WRITTEN TASK:
Only the number is wanted: how many lines of the data contain "this"?

PROVIDED MATERIAL:
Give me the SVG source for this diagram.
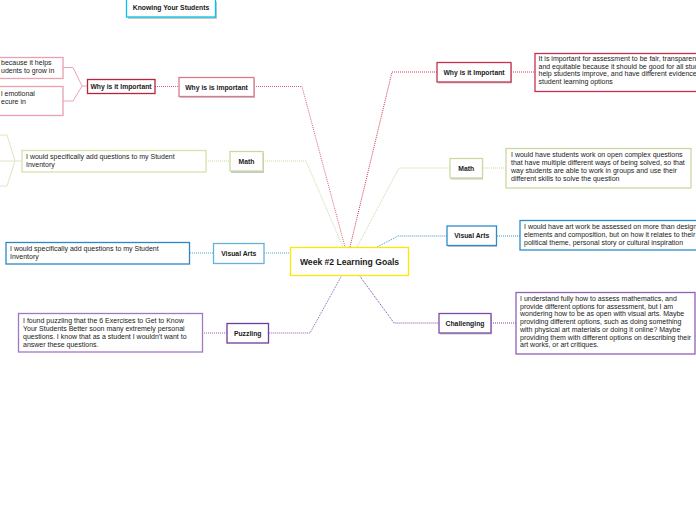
<svg xmlns="http://www.w3.org/2000/svg" width="696" height="520" viewBox="0 0 696 520">
<style>
text{font-family:"Liberation Sans",Arial,sans-serif;font-size:7px;fill:#1a1a1a}
.lbl{text-anchor:middle;font-weight:bold;font-size:6.8px}
.box{fill:#fff;stroke-width:1.3}
.sh{fill:#c8c8c8}
.c{fill:none;stroke-width:1;stroke-dasharray:1 1}
.s{fill:none;stroke-width:1}
</style>
<rect width="696" height="520" fill="#fff"/>
<g id="connectors">
<path class="c" stroke="#d9607e" d="M254 86.5H302L345 247"/>
<path class="c" stroke="#d9607e" d="M155 86.5H179"/>
<path class="s" stroke="#eaa5b4" d="M87 86L82 86L73 67.5H63M82 86L73 101H63"/>
<path class="c" stroke="#d9364f" d="M350 247L392 72H437"/>
<path class="c" stroke="#d9364f" d="M511 72H535"/>
<path class="c" stroke="#cbd79e" d="M263 161H306L343 247"/>
<path class="c" stroke="#cbd79e" d="M206 161H230"/>
<path class="s" stroke="#dfe6bf" d="M22 161H15L7 135H0M15 161H0M15 161L7 186H0"/>
<path class="c" stroke="#cbd79e" d="M357 247L399 168H450"/>
<path class="c" stroke="#cbd79e" d="M483 168H506"/>
<path class="c" stroke="#3a93cc" d="M377 247L398 236H447"/>
<path class="c" stroke="#3a93cc" d="M497 236H520"/>
<path class="c" stroke="#5aa6d6" d="M264 253H290M190 253H213"/>
<path class="c" stroke="#8a5cb4" d="M342 275L310 333H269M227 333H203"/>
<path class="c" stroke="#7a44a8" d="M359 275L394 323H439M491 323H516"/>
</g>
<g id="central">
<rect class="box" x="290.5" y="247.5" width="118" height="28" stroke="#ffe600" stroke-width="2"/>
<text x="349.5" y="265" text-anchor="middle" font-weight="bold" style="font-size:8.6px">Week #2 Learning Goals</text>
</g>
<g id="knowing">
<rect class="sh" x="128" y="2" width="89" height="17"/>
<rect class="box" x="126.5" y="-1" width="89" height="18" stroke="#00c4ef" stroke-width="1.6"/>
<text class="lbl" x="171" y="9.5">Knowing Your Students</text>
</g>
<g id="why-is-is">
<rect class="sh" x="180" y="79" width="75" height="19"/>
<rect class="box" x="179" y="77.5" width="75" height="19" stroke="#d77a8e" stroke-width="1.6"/>
<text class="lbl" x="216.5" y="89.5">Why is is important</text>
</g>
<g id="why-left">
<rect class="box" x="87.5" y="79.5" width="67.5" height="14" stroke="#b8233f"/>
<text class="lbl" x="121" y="89">Why is it Important</text>
</g>
<g id="pink-detail-1">
<rect class="box" x="-5" y="57.5" width="68" height="21" stroke="#eaa0b0"/>
<text x="1" y="65">because it helps</text>
<text x="1" y="73">udents to grow in</text>
</g>
<g id="pink-detail-2">
<rect class="box" x="-5" y="86.5" width="68" height="29" stroke="#eaa0b0"/>
<text x="1" y="96">l emotional</text>
<text x="1" y="104">ecure in</text>
</g>
<g id="why-right">
<rect class="sh" x="438" y="63.5" width="74" height="20"/>
<rect class="box" x="437" y="62.5" width="74" height="19.5" stroke="#c8304d"/>
<text class="lbl" x="474" y="74.5">Why is it Important</text>
</g>
<g id="why-right-detail">
<rect class="box" x="535" y="53.5" width="170" height="38" stroke="#c8304d"/>
<text x="538.5" y="61">It is important for assessment to be fair, transparent</text>
<text x="538.5" y="68.5">and equitable because it should be good for all students,</text>
<text x="538.5" y="76">help students improve, and have different evidence of</text>
<text x="538.5" y="83.5">student learning options</text>
</g>
<g id="math-left">
<rect class="sh" x="231" y="153" width="33" height="20"/>
<rect class="box" x="230" y="151.5" width="33" height="19.5" stroke="#cdd8a0"/>
<text class="lbl" x="246.5" y="163.5">Math</text>
</g>
<g id="math-left-detail">
<rect class="box" x="22" y="150.5" width="184" height="21.5" stroke="#d7e0b0" stroke-width="1.6"/>
<text x="26" y="159">I would specifically add questions to my Student</text>
<text x="26" y="167">Inventory</text>
</g>
<g id="math-right">
<rect class="sh" x="451" y="159.5" width="32" height="20"/>
<rect class="box" x="450" y="158.5" width="32.5" height="19.5" stroke="#cdd8a0" stroke-width="1.6"/>
<text class="lbl" x="466.2" y="170.5">Math</text>
</g>
<g id="math-right-detail">
<rect class="box" x="506" y="148.5" width="185" height="39.5" stroke="#cdd8a0"/>
<text x="511" y="157">I would have students work on open complex questions</text>
<text x="511" y="165">that have multiple different ways of being solved, so that</text>
<text x="511" y="173">way students are able to work in groups and use their</text>
<text x="511" y="181">different skills to solve the question</text>
</g>
<g id="visual-left">
<rect class="box" x="213.5" y="243.5" width="50.5" height="20" stroke="#68b0da" stroke-width="1.6"/>
<text class="lbl" x="238.7" y="256">Visual Arts</text>
</g>
<g id="visual-left-detail">
<rect class="box" x="6" y="242.5" width="183.5" height="21.5" stroke="#2f86c4"/>
<text x="10" y="251">I would specifically add questions to my Student</text>
<text x="10" y="259">Inventory</text>
</g>
<g id="visual-right">
<rect class="sh" x="448" y="227" width="49" height="20"/>
<rect class="box" x="447" y="226" width="49.5" height="19.5" stroke="#2f8ac8" stroke-width="1.6"/>
<text class="lbl" x="471.7" y="238">Visual Arts</text>
</g>
<g id="visual-right-detail">
<rect class="box" x="520" y="220.5" width="185" height="29.5" stroke="#2f8ac8"/>
<text x="524" y="229">I would have art work be assessed on more than design</text>
<text x="524" y="237">elements and composition, but on how it relates to their</text>
<text x="524" y="245">political theme, personal story or cultural inspiration</text>
</g>
<g id="puzzling">
<rect class="box" x="227" y="323.5" width="41.5" height="19.5" stroke="#6f3b9c" stroke-width="1.6"/>
<text class="lbl" x="247.7" y="336">Puzzling</text>
</g>
<g id="puzzling-detail">
<rect class="box" x="18.5" y="313.5" width="184" height="38.5" stroke="#9f78c2"/>
<text x="23" y="323">I found puzzling that the 6 Exercises to Get to Know</text>
<text x="23" y="331">Your Students Better soon many extremely personal</text>
<text x="23" y="339">questions. I know that as a student I wouldn't want to</text>
<text x="23" y="347">answer these questions.</text>
</g>
<g id="challenging">
<rect class="sh" x="440" y="314.5" width="52" height="20"/>
<rect class="box" x="439" y="313.5" width="52" height="19.5" stroke="#7c4aa6" stroke-width="1.6"/>
<text class="lbl" x="465" y="325.5">Challenging</text>
</g>
<g id="challenging-detail">
<rect class="box" x="516" y="292.5" width="179" height="61.5" stroke="#8f62b6"/>
<text x="520" y="301">I understand fully how to assess mathematics, and</text>
<text x="520" y="308.7">provide different options for assessment, but I am</text>
<text x="520" y="316.4">wondering how to be as open with visual arts. Maybe</text>
<text x="520" y="324.1">providing different options, such as doing something</text>
<text x="520" y="331.8">with physical art materials or doing it online? Maybe</text>
<text x="520" y="339.5">providing them with different options on describing their</text>
<text x="520" y="347.2">art works, or art critiques.</text>
</g>
</svg>
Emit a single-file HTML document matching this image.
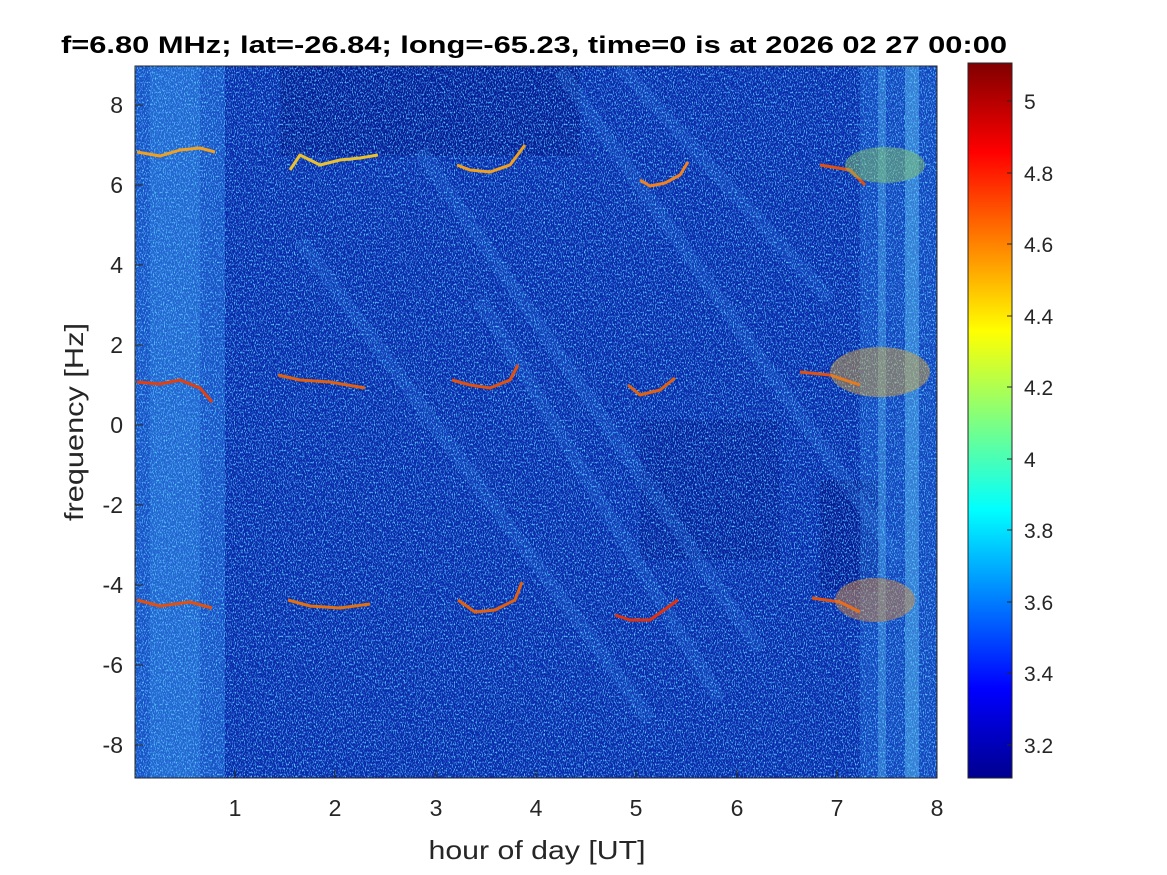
<!DOCTYPE html>
<html><head><meta charset="utf-8"><style>
html,body{margin:0;padding:0;background:#fff;}
svg{display:block;font-family:"Liberation Sans",Arial,sans-serif;}
</style></head><body>
<svg width="1167" height="875" viewBox="0 0 1167 875" xmlns="http://www.w3.org/2000/svg">
<defs>
<linearGradient id="jet" x1="0" y1="1" x2="0" y2="0">
<stop offset="0" stop-color="#00008f"/>
<stop offset="0.125" stop-color="#0000ff"/>
<stop offset="0.375" stop-color="#00ffff"/>
<stop offset="0.625" stop-color="#ffff00"/>
<stop offset="0.875" stop-color="#ff0000"/>
<stop offset="1" stop-color="#800000"/>
</linearGradient>
<filter id="noise" x="0" y="0" width="100%" height="100%">
<feTurbulence type="fractalNoise" baseFrequency="0.9 0.5" numOctaves="2" seed="3"/>
<feColorMatrix type="matrix" values="0 0 0 0 0.1  0 0 0 0 0.6  0 0 0 0 1  0 0 0 4 -2.0"/>
</filter>
<clipPath id="pc"><rect x="135" y="66" width="802" height="712"/></clipPath>
</defs>
<text x="534" y="53" text-anchor="middle" font-size="24" font-weight="bold" textLength="946" lengthAdjust="spacingAndGlyphs">f=6.80 MHz;  lat=-26.84; long=-65.23, time=0 is at 2026 02 27 00:00</text>
<g clip-path="url(#pc)">
<rect x="135" y="66" width="802" height="712" fill="#0a2aac"/>
<rect x="280" y="66" width="300" height="90" fill="#041890" opacity="0.7"/>
<rect x="640" y="420" width="140" height="140" fill="#041890" opacity="0.5"/>
<rect x="820" y="480" width="60" height="110" fill="#031488" opacity="0.6"/>
<rect x="135" y="66" width="90" height="712" fill="#2f80e8" opacity="0.45"/>
<rect x="150" y="66" width="50" height="712" fill="#40a0f0" opacity="0.25"/>
<rect x="860" y="66" width="77" height="712" fill="#2f80e8" opacity="0.3"/>
<rect x="905" y="66" width="14" height="712" fill="#60c0f0" opacity="0.45"/>
<rect x="878" y="66" width="8" height="712" fill="#60c0f0" opacity="0.35"/>
<g stroke="#3a90f0" stroke-width="14" opacity="0.18" fill="none">
<path d="M560 70 L900 560"/><path d="M420 150 L760 650"/><path d="M300 240 L650 720"/>
<path d="M620 66 L830 300"/><path d="M480 300 L720 700"/>
</g>
<rect x="135" y="66" width="802" height="712" filter="url(#noise)"/>
<g fill="none" stroke-width="3" stroke-linejoin="round">
<path d="M137 152 L160 156 L180 150 L200 148 L215 152" stroke="#f0a020"/>
<path d="M290 170 L300 155 L320 165 L340 160 L360 158 L378 155" stroke="#e8c030"/>
<path d="M457 165 L470 170 L490 172 L510 165 L525 145" stroke="#f0a020"/>
<path d="M640 180 L650 186 L665 183 L680 175 L688 162" stroke="#f08020"/>
<path d="M137 382 L160 384 L180 380 L200 388 L212 402" stroke="#e04010"/>
<path d="M278 375 L300 380 L330 382 L365 388" stroke="#e06010"/>
<path d="M452 380 L470 385 L490 388 L510 380 L518 365" stroke="#e05010"/>
<path d="M628 385 L640 395 L660 390 L675 378" stroke="#e06010"/>
<path d="M137 600 L160 606 L190 602 L212 608" stroke="#e05010"/>
<path d="M288 600 L310 606 L340 608 L370 604" stroke="#e07010"/>
<path d="M458 600 L475 612 L495 610 L515 600 L522 582" stroke="#e06010"/>
<path d="M615 615 L630 620 L650 620 L678 600" stroke="#e03010"/>
<path d="M800 372 L830 375 L860 385" stroke="#e05010"/>
<path d="M820 165 L850 170 L865 185" stroke="#e05010"/>
<path d="M812 598 L840 602 L860 612" stroke="#e05010"/>
</g>
<g opacity="0.45">
<ellipse cx="880" cy="372" rx="50" ry="25" fill="#e8b030"/>
<ellipse cx="875" cy="600" rx="40" ry="22" fill="#e89030"/>
<ellipse cx="885" cy="165" rx="40" ry="18" fill="#90d060"/>
</g>
</g>
<rect x="135" y="66" width="802" height="712" fill="none" stroke="#262626" stroke-width="1"/>
<g stroke="#262626" stroke-width="1">
<path d="M235 778v-8M335 778v-8M436 778v-8M536 778v-8M636 778v-8M737 778v-8M837 778v-8"/>
<path d="M135 105h8M135 185h8M135 265h8M135 345h8M135 425h8M135 505h8M135 585h8M135 665h8M135 745h8"/>
</g>
<g font-size="23" fill="#262626" text-anchor="middle">
<text x="235" y="816">1</text><text x="335" y="816">2</text><text x="436" y="816">3</text><text x="536" y="816">4</text>
<text x="636" y="816">5</text><text x="737" y="816">6</text><text x="837" y="816">7</text><text x="937" y="816">8</text>
</g>
<g font-size="23" fill="#262626" text-anchor="end">
<text x="123" y="113">8</text><text x="123" y="193">6</text><text x="123" y="273">4</text><text x="123" y="353">2</text>
<text x="123" y="433">0</text><text x="123" y="513">-2</text><text x="123" y="593">-4</text><text x="123" y="673">-6</text><text x="123" y="753">-8</text>
</g>
<text x="537" y="859" text-anchor="middle" font-size="26" fill="#262626" textLength="217" lengthAdjust="spacingAndGlyphs">hour of day [UT]</text>
<text transform="translate(83 422) rotate(-90)" text-anchor="middle" font-size="26" fill="#262626" textLength="198" lengthAdjust="spacingAndGlyphs">frequency [Hz]</text>
<rect x="968" y="63" width="44" height="715" fill="url(#jet)" stroke="#262626" stroke-width="1"/>
<g stroke="#262626"><path d="M1012 101h-5M1012 173h-5M1012 244h-5M1012 316h-5M1012 387h-5M1012 459h-5M1012 530h-5M1012 602h-5M1012 673h-5M1012 745h-5"/></g>
<g font-size="21" fill="#262626">
<text x="1024" y="109">5</text><text x="1024" y="181">4.8</text><text x="1024" y="252">4.6</text><text x="1024" y="324">4.4</text>
<text x="1024" y="395">4.2</text><text x="1024" y="467">4</text><text x="1024" y="538">3.8</text><text x="1024" y="610">3.6</text>
<text x="1024" y="681">3.4</text><text x="1024" y="753">3.2</text>
</g>
</svg>
</body></html>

EXERCISE SOLUTION:
2